The head of Wallonia's parliament said Monday it would not respect an EU ultimatum to back a massive trade deal with Canada blocked by the Belgian region.
"It won't be possible to respect this ultimatum," Andre Antoine told RTL radio in Belgium, referring to a late-Monday deadline set by EU president Donald Tusk for the country to say whether it could support the pact.
Belgium has so far been the only EU member not to sign up to the CETA trade deal, which has been seven years in the making, because French-speaking Wallonia has refused to endorse it.

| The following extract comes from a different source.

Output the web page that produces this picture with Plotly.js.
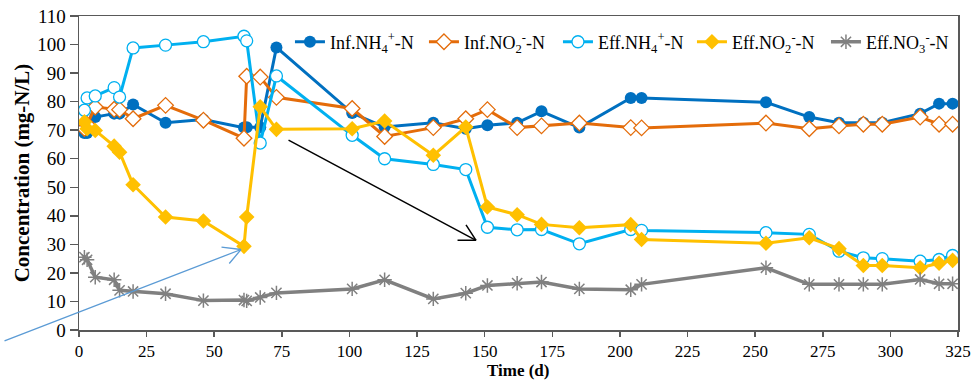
<!DOCTYPE html>
<html>
<head>
<meta charset="utf-8">
<script src="https://cdn.plot.ly/plotly-3.0.1.min.js"></script>
<style>html,body{margin:0;padding:0;background:#fff;}#chart{width:975px;height:381px;}</style>
</head>
<body>
<div id="chart"></div>
<script>
// Time (d)
var days = [2, 3, 6, 13, 15, 20, 32, 46, 61, 62, 67, 73, 101, 113, 131, 143, 151, 162, 171, 185, 204, 208, 254, 270, 281, 290, 297, 311, 318, 323];

// Concentrations (mg-N/L)
var infNH4 = [69, 69, 74.6, 75.8, 75.8, 79, 72.6, 73.7, 70.9, 71, 71, 99, 76, 71.1, 72.6, 70.5, 71.7, 72.6, 76.6, 70.9, 81.3, 81.3, 79.8, 74.6, 72.6, 72.6, 72.6, 75.8, 79.3, 79.3];
var infNO2 = [70.6, 72, 78.1, 77.3, 77.2, 74.0, 78.7, 73.5, 67.2, 88.9, 88.6, 81.5, 77.6, 67.8, 70.9, 74.0, 77.2, 70.9, 71.5, 72.5, 70.9, 70.8, 72.5, 70.5, 71.5, 72.1, 72.1, 74.6, 72.1, 72.1];
var effNH4 = [77, 81.3, 82, 84.9, 81.6, 98.8, 99.8, 101, 102.9, 101.3, 65.5, 89, 68.2, 60, 58, 56.2, 36, 35.1, 35.2, 30.2, 35.2, 34.9, 34.1, 33.5, 27.6, 25.3, 25, 24.1, 24.7, 26.1];
var effNO2 = [72.9, 70.5, 69.9, 64.4, 62.3, 50.9, 39.6, 38.2, 29.3, 39.6, 78.2, 70.3, 70.5, 73.2, 61.2, 71.1, 43.1, 40.4, 37, 35.8, 36.9, 31.7, 30.4, 32.3, 28.5, 22.6, 22.6, 21.8, 23.4, 24.4];
var effNO3 = [25.5, 24.6, 18.5, 17.6, 13.9, 13.5, 12.7, 10.3, 10.5, 10.2, 11.4, 13, 14.4, 17.6, 10.9, 12.9, 15.6, 16.4, 16.8, 14.4, 14.1, 16, 21.8, 16, 16, 16, 16, 17.7, 16.2, 16.2];

var seriesNames = ['Inf.NH<sub>4</sub><sup>+</sup>-N', 'Inf.NO<sub>2</sub><sup>-</sup>-N', 'Eff.NH<sub>4</sub><sup>+</sup>-N', 'Eff.NO<sub>2</sub><sup>-</sup>-N', 'Eff.NO<sub>3</sub><sup>-</sup>-N'];
var xTicks = [0, 25, 50, 75, 100, 125, 150, 175, 200, 225, 250, 275, 300, 325];
var yTicks = [0, 10, 20, 30, 40, 50, 60, 70, 80, 90, 100, 110];
var xTitle = '<b>Time (d)</b>';
var yTitle = '<b>Concentration (mg-N/L)</b>';

// annotation arrow heads (data coords)
var arrowHeadsX = [146.8, 59.9];
var arrowHeadsY = [31.4, 28.2];

var FONT = 'Liberation Serif, Times New Roman, serif';

var traces = [
  {x: days, y: infNH4, name: seriesNames[0], mode: 'lines+markers',
   line: {color: '#0070C0', width: 3},
   marker: {symbol: 'circle', size: 12, color: '#0070C0'}},
  {x: days, y: infNO2, name: seriesNames[1], mode: 'lines+markers',
   line: {color: '#E46C0A', width: 3},
   marker: {symbol: 'diamond', size: 12, color: '#ffffff', line: {color: '#E46C0A', width: 1.3}}},
  {x: days, y: effNH4, name: seriesNames[2], mode: 'lines+markers',
   line: {color: '#00B0F0', width: 3},
   marker: {symbol: 'circle', size: 12, color: '#ffffff', line: {color: '#00B0F0', width: 1.3}}},
  {x: days, y: effNO2, name: seriesNames[3], mode: 'lines+markers',
   line: {color: '#FFC000', width: 3},
   marker: {symbol: 'diamond', size: 12, color: '#FFC000'}},
  {x: days, y: effNO3, name: seriesNames[4], mode: 'lines+markers',
   line: {color: '#808080', width: 3.5},
   marker: {symbol: 'asterisk-open', size: 12, color: '#808080', line: {color: '#808080', width: 1.5}}}
];

function arm(i, ax, ay, color, w) {
  return {x: arrowHeadsX[i], y: arrowHeadsY[i], xref: 'x', yref: 'y', text: '', showarrow: true,
          arrowhead: 0, ax: ax, ay: ay, axref: 'pixel', ayref: 'pixel', arrowcolor: color, arrowwidth: w, standoff: 0, startstandoff: 0};
}

var annotations = [
  arm(0, -189, -101, '#000000', 1.5),
  arm(0, -20, 0, '#000000', 1.5),
  arm(0, -11, -17, '#000000', 1.5),
  arm(1, -238, 92, '#5B9BD5', 1.3),
  arm(1, -21, -2.5, '#5B9BD5', 1.3),
  arm(1, -13, 15.5, '#5B9BD5', 1.3),
  {xref: 'paper', yref: 'paper', x: 0.5, y: -0.163, xanchor: 'center', yanchor: 'bottom', showarrow: false,
   text: xTitle, font: {family: FONT, size: 17, color: '#000000'}, borderpad: 0}
];

var layout = {
  width: 975, height: 381,
  margin: {l: 79, r: 17, t: 16, b: 51, autoexpand: false},
  paper_bgcolor: '#ffffff', plot_bgcolor: '#ffffff',
  font: {family: FONT, size: 18, color: '#000000'},
  showlegend: true,
  legend: {orientation: 'h', x: 0.24, xanchor: 'left', y: 0.917, yanchor: 'middle',
           font: {family: FONT, size: 18, color: '#000000'}, bgcolor: 'rgba(255,255,255,0)',
           entrywidth: 89, entrywidthmode: 'pixels', tracegroupgap: 0},
  xaxis: {range: [0, 325], tickvals: xTicks, ticktext: xTicks.map(String), showgrid: false, zeroline: false,
          showline: true, linecolor: '#595959', linewidth: 1.5, mirror: true,
          ticks: 'outside', ticklen: 5, tickwidth: 1.5, tickcolor: '#595959',
          tickfont: {family: FONT, size: 17, color: '#000000'}, automargin: false},
  yaxis: {range: [0, 110], tickvals: yTicks, ticktext: yTicks.map(String), showgrid: false, zeroline: false,
          showline: true, linecolor: '#595959', linewidth: 1.5, mirror: true,
          ticks: 'outside', ticklen: 8, tickwidth: 1.5, tickcolor: '#595959',
          tickfont: {family: FONT, size: 19, color: '#000000'}, automargin: false,
          title: {text: yTitle, font: {family: FONT, size: 21, color: '#000000'}, standoff: 2}},
  annotations: annotations
};

Plotly.newPlot('chart', traces, layout, {staticPlot: true, displayModeBar: false});
</script>
</body>
</html>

Antoine said it was important to get CETA right as it could pave the way for future trade pacts with powers such as the US and China. "We must therefore have a solid legal basis," he added.
He also pointed to the massively complex nature of the text, saying he has "300 pages of the treaty, 1,300 pages of appendices."
The pact known as the Comprehensive Economic and Trade Agreement (CETA) would link the EU market of 500 million people with the world's 10th biggest economy.
Canadian Prime Minister Justin Trudeau was to sign the agreement at a summit Thursday in Brussels.
CETA is opposed by anti-globalisation groups who say it is a test model to push through an even more controversial EU-US trade deal called TTIP, talks on which have also stalled.
And Wallonia has some support around Europe.
On Saturday, 8,000 people including young people, farmers, union leaders and entrepreneurs joined a rally in Amsterdam in a show of solidarity, organisers said.